Other programming executives apparently hope to catch Baywatch's lightning in a bottle. Nowadays, you can't throw a rock at your TeeVee without hitting some flaxen-haired beauty square in her pretty little bean. TNT, for instance, is now airing a program called The New Adventures of Robin Hood, with the caveat that the character of Maid Marian is no longer a shy wallflower idly standing by while Robin and his merry men do all the fighting. No, this Maid Marian is a butt-kicking warrior princess. And the producers have taken that conceit one courageous step further by dressing the butt kicking Maid Marian in a low cut red dress and casting the statuesque Anna Galvin in this very critical role. Now we know why Robin's men were so merry.
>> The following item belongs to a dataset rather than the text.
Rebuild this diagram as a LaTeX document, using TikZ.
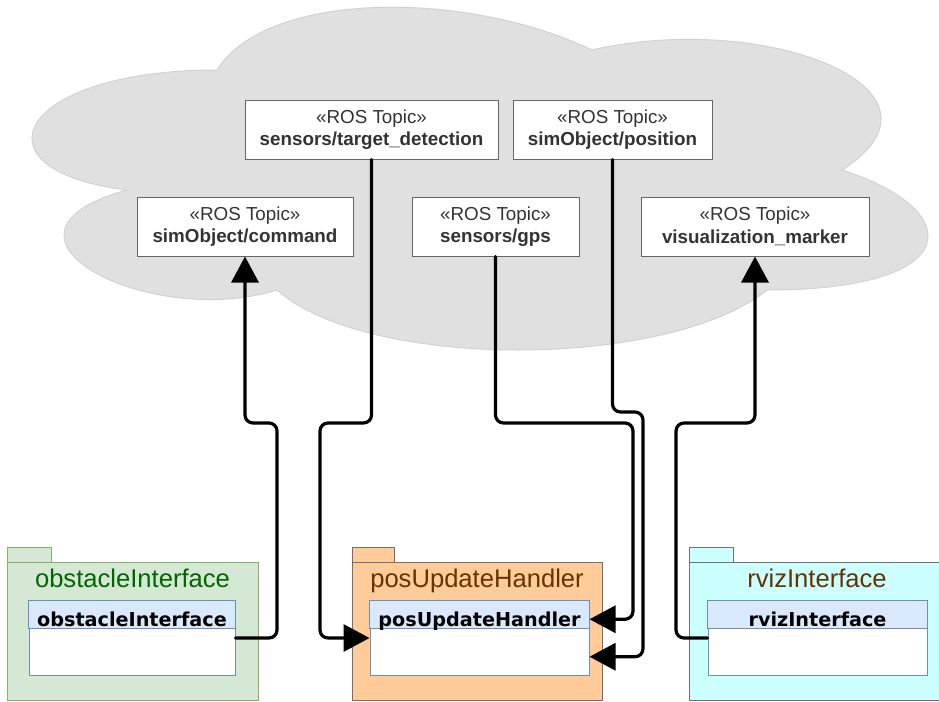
\documentclass[tikz,border=0pt]{standalone}
\usepackage{fontspec}
\setmainfont{Liberation Sans}
\newfontfamily\classfont{DejaVu Sans}
\usetikzlibrary{arrows.meta,calc}

\definecolor{cloudfill}{HTML}{E0E0E0}
\definecolor{cloudline}{HTML}{D2D2D2}
\definecolor{topicline}{HTML}{666666}
\definecolor{topictext}{HTML}{333333}
\definecolor{obsfill}{HTML}{D5E8D4}
\definecolor{obsline}{HTML}{82B366}
\definecolor{obstext}{HTML}{006600}
\definecolor{posfill}{HTML}{FFCC99}
\definecolor{rvizfill}{HTML}{CCFFFF}
\definecolor{pkgline}{HTML}{707070}
\definecolor{pkgtext}{HTML}{663300}
\definecolor{hdrfill}{HTML}{DAE8FC}
\definecolor{hdrline}{HTML}{6C8EBF}

\begin{document}
\begin{tikzpicture}[x=1pt,y=-1pt,
  topic/.style={draw=topicline, fill=white, line width=1pt, text=topictext,
    align=center, inner sep=0pt, minimum height=59pt,
    font=\fontsize{18.8}{22.6}\selectfont},
  pkgtab/.style={line width=1pt},
  pkglabel/.style={anchor=base, inner sep=0pt, font=\fontsize{25.6}{30}\selectfont},
  clsbox/.style={draw=hdrline, fill=white, line width=1pt, inner sep=0pt,
    minimum height=74pt},
  clshdr/.style={draw=hdrline, fill=hdrfill, line width=1pt},
  clstitle/.style={anchor=base, inner sep=0pt,
    font=\classfont\bfseries\fontsize{19.2}{23}\selectfont},
  conn/.style={line width=3.2pt, rounded corners=8pt, line cap=round},
  tip/.style={-{Triangle[length=26pt,width=27pt]}}
]
\useasboundingbox (0,0) rectangle (939,701);

% cloud holding the ROS topics
\path[fill=cloudfill, draw=cloudline, line width=1pt]
  (217,70) .. controls (17,70) and (-33,170) .. (127,190)
  .. controls (-33,234) and (147,330) .. (277,290)
  .. controls (367,370) and (667,370) .. (767,290)
  .. controls (967,290) and (967,210) .. (842,170)
  .. controls (967,90) and (767,10) .. (592,50)
  .. controls (467,-10) and (267,-10) .. (217,70) -- cycle;

% ROS topics
\node[topic, minimum width=253pt] (tdet) at (371.5,129.5)
  {«ROS Topic»\\\textbf{sensors/target\_detection}};
\node[topic, minimum width=199pt] (spos) at (612.5,129.5)
  {«ROS Topic»\\\textbf{simObject/position}};
\node[topic, minimum width=216pt] (scmd) at (245,226.5)
  {«ROS Topic»\\\textbf{simObject/command}};
\node[topic, minimum width=167pt] (gps) at (495.5,226.5)
  {«ROS Topic»\\\textbf{sensors/gps}};
\node[topic, minimum width=228pt] (vis) at (755,226.5)
  {«ROS Topic»\\\textbf{visualization\_marker}};

% package obstacleInterface
\draw[pkgtab, fill=obsfill, draw=obsline] (7,547) rectangle (51,562);
\draw[pkgtab, fill=obsfill, draw=obsline] (7,562) rectangle (258,700);
\node[pkglabel, text=obstext] (obsPkgLabel) at (132.5,587) {obstacleInterface};
\node[clsbox, minimum width=206pt] (obsCls) at (132,638) {};
\draw[clshdr] (obsCls.north west) rectangle ($(obsCls.north east)+(0,28)$);
\node[clstitle] (obsTitle) at (132,626) {obstacleInterface};

% package posUpdateHandler
\draw[pkgtab, fill=posfill, draw=pkgline] (352,547) rectangle (394,562);
\draw[pkgtab, fill=posfill, draw=pkgline] (352,562) rectangle (602,700);
\node[pkglabel, text=pkgtext] (posPkgLabel) at (477,587) {posUpdateHandler};
\node[clsbox, minimum width=219pt] (posCls) at (479.5,638) {};
\draw[clshdr] (posCls.north west) rectangle ($(posCls.north east)+(0,28)$);
\node[clstitle] (posTitle) at (479.5,626) {posUpdateHandler};

% package rvizInterface
\draw[pkgtab, fill=rvizfill, draw=pkgline] (689,547) rectangle (733,562);
\draw[pkgtab, fill=rvizfill, draw=pkgline] (689,562) rectangle (945,700);
\node[pkglabel, text=pkgtext] (rvizPkgLabel) at (817,587) {rvizInterface};
\node[clsbox, minimum width=219pt] (rvizCls) at (817.5,638) {};
\draw[clshdr] (rvizCls.north west) rectangle ($(rvizCls.north east)+(0,28)$);
\node[clstitle] (rvizTitle) at (817.5,626) {rvizInterface};

% publish / subscribe connectors
\draw[conn, tip] (obsCls.east) -| (277,423) -| (scmd.south);
\draw[conn, tip] (tdet.south) |- (320,423) |- (posCls.west);
\draw[conn, tip] (gps.south) |- (633,423)
  |- ($(posCls.north east)!0.25!(posCls.south east)$);
\draw[conn, tip] (spos.south) |- (643,412)
  |- ($(posCls.north east)!0.75!(posCls.south east)$);
\draw[conn, tip] (rvizCls.west) -| (676,423) -| (vis.south);
\end{tikzpicture}
\end{document}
Of course, not all casting decisions are such innocent re-workings of history like Robin Hood or Xena: Warrior Princess. In fact, casting beautiful women in piss-poor TeeVee programs carries with it a tragic human cost that borders on the incomprehensible. Case in point: two weeks ago, I found myself so taken with the brassy Liz Vassey that I watched an entire episode of Brotherly Love, the one-time NBC sitcom sent off to The WB, where it is well known all crap goes off to die. This is the same Brotherly Love that features all three Lawrence brothers, or to put it another way, three more Lawrence brothers than I'm comfortable watching. I was so sickened, I almost didn't tune in to watch the show the next week. Almost.

My research of this vexing issue has turned up more than just a few trends.

  • Many bad shows that feature beautiful actresses got their start on NBC before being shunted off to syndication or The WB

  • Many bad shows that feature beautiful actresses include characters that play maids.

  • Germans, when not plunging humanity into bloody global conflicts, apparently have a thing for breast augmentation.

But more importantly, what I learned is that this problem isn't going to go away soon, not without prompt and zealous government intervention, anyhow. Already, our nation's legislators are talking about passing regulations to toughen up the TeeVee networks' limp noodle rating system. And more power to them, I say, so long as Newt and Dick and Trent and all the kids on Capitol Hill realize the threat that a high starlet-to-crappy-show ratio poses to our national sanity.

That's why I propose the new TV-B rating, which will tell discriminating viewers, "Warning: This program features unlikable characters, trite plots and obvious jokes. But more importantly, it stars a leggy actresses whose sole purpose for existence is to sucker you into watching. For the love of the God, turn off the TeeVee and put on a KISS record or something."

Because I'll be damned if I have to watch another episode of Unhappily Ever After. Even if that Nikki Cox is purty.